The campaign begins next week and Holmes, whose 22-try haul in 2018 was bettered by only David Fusitu'a, will be on the other side of the world in Florida, relying on Twitter updates to see how the Sharks fare.
That is because the 23-year-old Australia international has elected to follow in the footsteps of Jarryd Hayne and Jordan Mailata and transfer from rugby league to the NFL.
Yet while that journey and the potential of a spot on one of the 32 NFL franchises' 53-man rosters excites Holmes, he concedes he still holds fond memories of his previous career.
"Of course you will always miss where you've been playing pretty much your whole life," Holmes told Omnisport.
"But I'm still happy with where I am at the moment.
Another chapter begins. pic.twitter.com/MhG6jwzypv— Valentine Holmes (@val_holmes1) January 24, 2019
"I haven't worked out how I'm going to watch the [NRL] games, I don't think I'll be able to watch it as you can only watch games in certain countries.

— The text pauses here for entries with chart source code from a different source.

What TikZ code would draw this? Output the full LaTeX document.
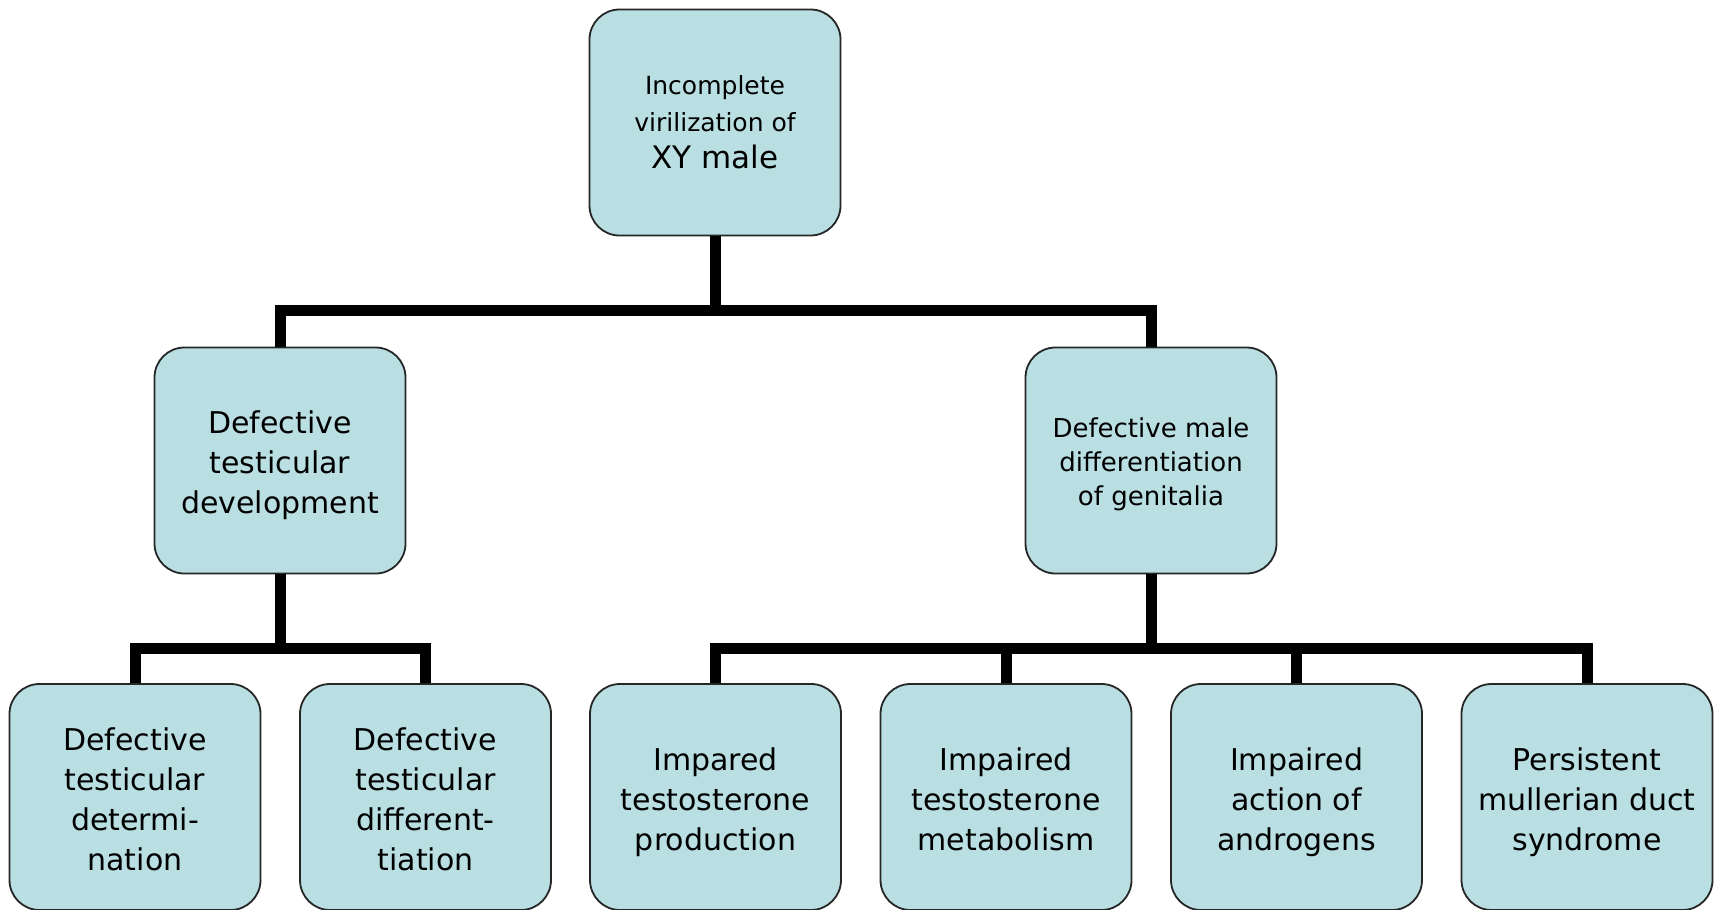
\documentclass[tikz,border=0pt]{standalone}
\usepackage{fontspec}
\setmainfont{DejaVu Sans}
\begin{document}
\begin{tikzpicture}[x=1pt,y=-1pt,
  box/.style={draw=black!85, line width=1.8pt, fill=boxfill, rounded corners=30pt,
    minimum width=251pt, minimum height=226pt, inner sep=0pt},
  txt/.style={align=center, text=black, inner sep=0pt, yshift=-5pt,
    execute at end node={\vphantom{p}}},
  bus/.style={line width=11pt, draw=black, line join=miter},
  big/.style={box, label={[txt, font=\fontsize{30}{40}\selectfont]center:{#1}}},
  small/.style={box, label={[txt, font=\fontsize{26}{34}\selectfont, yshift=1.5pt]center:{#1}}}]
\definecolor{boxfill}{HTML}{B9DFE3}
\useasboundingbox (0,0) rectangle (1721,910);
\fill[white] (0,0) rectangle (1721,910);
% nodes
\node[box, align=center, font=\fontsize{25}{37}\selectfont] (top) at (715,122.5) {Incomplete\\virilization of\\\fontsize{31}{38}\selectfont XY male};
\node[big={Defective\\testicular\\development}] (dev) at (280,460.5) {};
\node[small={Defective male\\differentiation\\of genitalia}] (diff) at (1151,460.5) {};
\node[big={Defective\\testicular\\determi-\\nation}] (c1) at (135,797) {};
\node[big={Defective\\testicular\\different-\\tiation}] (c2) at (425.5,797) {};
\node[big={Impared\\testosterone\\production}] (c3) at (715.5,797) {};
\node[big={Impaired\\testosterone\\metabolism}] (c4) at (1006,797) {};
\node[big={Impaired\\action of\\androgens}] (c5) at (1296.5,797) {};
\node[big={Persistent\\mullerian duct\\syndrome}] (c6) at (1587,797) {};
% junctions
\coordinate (j0) at (715,310);
\coordinate (j1) at (280,648);
\coordinate (j2) at (1151,648);
% connectors
\draw[bus] (top.south) -- (j0);
\draw[bus] (dev.north) |- (j0) -| (diff.north);
\draw[bus] (dev.south) -- (j1);
\draw[bus] (c1.north) |- (j1) -| (c2.north);
\draw[bus] (diff.south) -- (j2);
\draw[bus] (c3.north) |- (j2) -| (c6.north);
\draw[bus] (c4.north) -- (c4.north |- j2);
\draw[bus] (c5.north) -- (c5.north |- j2);
\end{tikzpicture}
\end{document}
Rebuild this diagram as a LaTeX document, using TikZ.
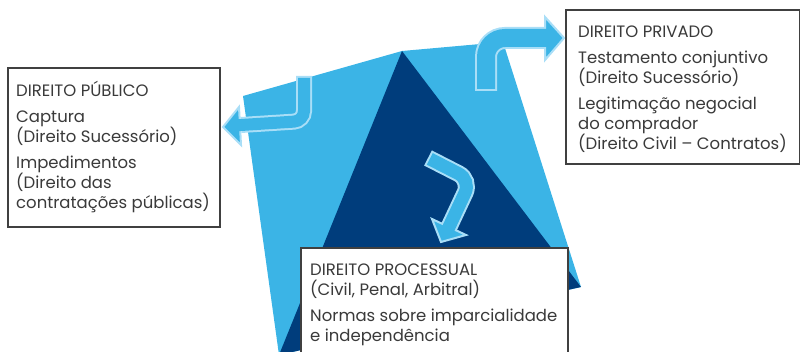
\documentclass[tikz,border=0pt]{standalone}
\usepackage{fontspec}
\setmainfont{Poppins}
\usepackage{tikz}
\definecolor{skyblue}{HTML}{3BB4E6}
\definecolor{navy}{HTML}{003D7C}
\definecolor{arrowrim}{HTML}{A9DEF7}
\definecolor{boxgray}{HTML}{404040}
\definecolor{txtgray}{HTML}{3A3A3A}

\begin{document}
\begin{tikzpicture}
  [x=1pt,y=-1pt,
   panel/.style={draw=boxgray,line width=1.2pt,fill=white,anchor=north west,outer sep=0pt,inner sep=0pt},
   paneltext/.style={anchor=north west,inner sep=0pt,align=left,text=txtgray,font=\fontsize{16.5}{20}\selectfont},
   rim/.style={draw=arrowrim},
   core/.style={draw=skyblue},
   headfill/.style={fill=skyblue,draw=arrowrim,line width=2pt,line join=miter}]
  \useasboundingbox (0,0) rectangle (801,352);
  \clip (0,0) rectangle (801,352);

  \fill[skyblue] (243,96) -- (402,51) -- (503,42) -- (581,287) -- (279,355) -- cycle;
  \fill[navy] (402,51) -- (581,287) -- (279,355) -- cycle;

  % arrow to the left
  \draw[rim,line width=16pt,rounded corners=10pt] (304,76) -- (304,121) -- (241,125);
  \draw[headfill] (239,107) -- (223,127) -- (241,145) -- cycle;
  \draw[core,line width=12pt,rounded corners=10pt] (304,78) -- (304,121) -- (237,125.25);

  % arrow to the right
  \draw[rim,line width=22pt,rounded corners=19pt] (486,91) -- (486,38) -- (546,38);
  \draw[headfill] (545,17) -- (564,38) -- (545,60) -- cycle;
  \draw[core,line width=18pt,rounded corners=19pt] (486,89) -- (486,38) -- (548,38);

  % arrow downwards
  \draw[rim,line width=17pt,rounded corners=14pt] (428,158) -- (471,180) -- (449,227);
  \draw[headfill] (432,219) -- (441,242) -- (466,235) -- cycle;
  \draw[core,line width=13pt,rounded corners=14pt] (429.8,158.9) -- (471,180) -- (447.7,229.8);

  \node[panel,minimum width=212pt,minimum height=159pt] (pub) at (8,68) {};
  \node[panel,minimum width=233.5pt,minimum height=154pt] (priv) at (566,10) {};
  \node[panel,minimum width=267pt,minimum height=120pt] (proc) at (301,248) {};

  \node[paneltext] (pubtext) at ([xshift=8pt,yshift=-11pt]pub.north west)
    {\rule{0pt}{17pt}DIREITO PÚBLICO\\[6pt]
     Captura\\ (Direito Sucessório)\\[6pt]
     Impedimentos\\ (Direito das\\ contratações públicas)};
  \node[paneltext] (privtext) at ([xshift=12pt,yshift=-10pt]priv.north west)
    {\rule{0pt}{17pt}DIREITO PRIVADO\\[6pt]
     Testamento conjuntivo\\ (Direito Sucessório)\\[6pt]
     Legitimação negocial\\ do comprador\\ (Direito Civil – Contratos)};
  \node[paneltext] (proctext) at ([xshift=9pt,yshift=-10pt]proc.north west)
    {\rule{0pt}{17pt}DIREITO PROCESSUAL\\
     (Civil, Penal, Arbitral)\\[6pt]
     Normas sobre imparcialidade\\ e independência};
\end{tikzpicture}
\end{document}
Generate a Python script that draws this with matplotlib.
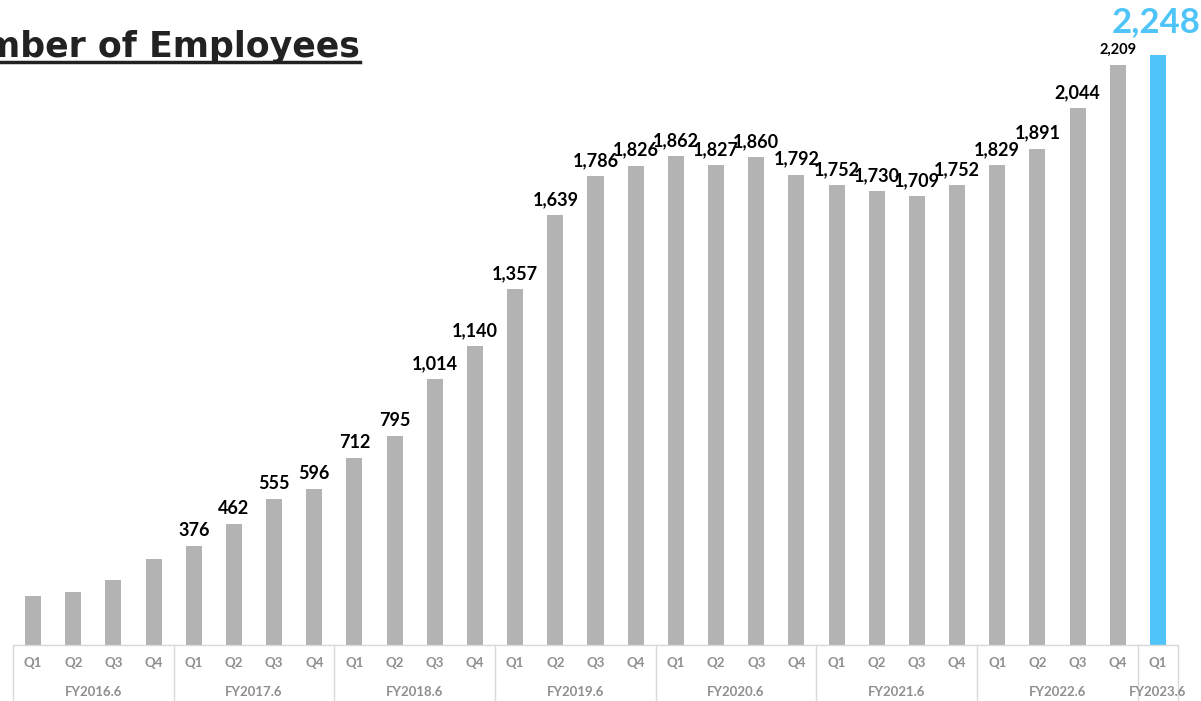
import numpy as np
import matplotlib.pyplot as plt
import matplotlib.lines as mlines

quarters = ["Q1", "Q2", "Q3", "Q4"]
fiscal_years = ["FY2016.6", "FY2017.6", "FY2018.6", "FY2019.6",
                "FY2020.6", "FY2021.6", "FY2022.6", "FY2023.6"]
employees = [187, 202, 248, 328,
             376, 462, 555, 596,
             712, 795, 1014, 1140,
             1357, 1639, 1786, 1826,
             1862, 1827, 1860, 1792,
             1752, 1730, 1709, 1752,
             1829, 1891, 2044, 2209,
             2248]
# the first fiscal year is drawn without value labels
first_labeled = 4

gray = "#b3b3b3"
blue = "#4fc4f8"
axis_gray = "#d9d9d9"
text_gray = "#8f8f8f"

W, H = 1201, 701
fig = plt.figure(figsize=(W / 100, H / 100), dpi=100)
ax = fig.add_axes([13 / W, 56 / H, (1178 - 13) / W, 645 / H])

n = len(employees)
x = np.arange(n)
colors = [gray] * (n - 1) + [blue]
ax.bar(x, employees, width=0.4, color=colors, zorder=2)
ax.set_xlim(-0.5, n - 0.5)
ax.set_ylim(0, 2457)
ax.axis("off")

for i in range(first_labeled, n - 2):
    ax.annotate(f"{employees[i]:,}", (x[i], employees[i]), xytext=(0, 5),
                textcoords="offset points", ha="center", va="bottom",
                fontsize=13, fontweight="bold", family="Lato", color="black")
ax.annotate(f"{employees[n - 2]:,}", (x[n - 2], employees[n - 2]), xytext=(0, 6),
            textcoords="offset points", ha="center", va="bottom",
            fontsize=10.5, fontweight="bold", family="Lato", color="black")
ax.annotate(f"{employees[-1]:,}", (x[-1], employees[-1]), xytext=(-1, 12),
            textcoords="offset points", ha="center", va="bottom",
            fontsize=25, fontweight="bold", family="Lato", color=blue)

# category table under the bars
tr = ax.get_xaxis_transform()
bottom = -56 / 645
ax.add_line(mlines.Line2D([-0.5, n - 0.5], [0, 0], transform=tr,
                          color=axis_gray, lw=1, clip_on=False))
seps = [-0.5] + [4 * k + 3.5 for k in range(7)] + [n - 0.5]
for s in seps:
    ax.add_line(mlines.Line2D([s, s], [0, bottom], transform=tr,
                              color=axis_gray, lw=1, clip_on=False))
for i in range(n):
    ax.text(x[i], -18 / 645, quarters[i % 4], transform=tr, ha="center",
            va="center", fontsize=9.5, fontweight="bold", family="Lato",
            color=text_gray)
for k, fy in enumerate(fiscal_years):
    start = 4 * k
    end = min(start + 3, n - 1)
    ax.text((start + end) / 2, -47 / 645, fy, transform=tr, ha="center",
            va="center", fontsize=9.5, fontweight="bold", family="Lato",
            color=text_gray)

# underlined title running off the left edge
fig.text(360 / W, 1 - 57 / H, "Number of Employees", ha="right",
         va="baseline", fontsize=25, fontweight="bold", family="DejaVu Sans",
         color="#222222")
fig.add_artist(mlines.Line2D([0, 360 / W], [1 - 62 / H, 1 - 62 / H],
                             color="#222222", lw=2.5))

fig.savefig("out.png", dpi=100)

I'll obviously keep an eye on the scores and follow how the Sharks are getting on on Twitter."
Holmes' exit has been just one story in the Sharks' wild offseason, with salary-cap breaches resulting in a fine and a penalty, and contributing to the departure of head coach Shane Flanagan and the upcoming exit of chief executive Barry Russell.
"There have not been good times at the club, but hopefully they'll overcome them," Holmes added.
"I saw they've got a new sponsor in and they've won their trial matches so that's good."
Holmes' trial is of a new sport, with the seed of a possible switch planted during a trip to Los Angeles in 2016, a year before he contributed a record 12 tries during Australia's victorious World Cup campaign.
The former Sharks full-back has been spending 12 hours a day learning the gridiron ropes, with much of that time dedicated to understanding playbooks, and he is likely still at least a year away from making an NFL team's active roster.
However, Holmes, who expects to be a running back in the NFL, insists he is at the right age to make such a transition and knows he could be a trailblazer for others in Australia and further afield.
"It's obviously a really tough sport to come into," Holmes admitted.
"It shows there is a pathway for that sport if you don't go to a college. It's good to show other guys around the world that there is a route for any international player.
"I had a year left on my [Sharks] contract and I'm happy I made this decision to come over and have a crack at this."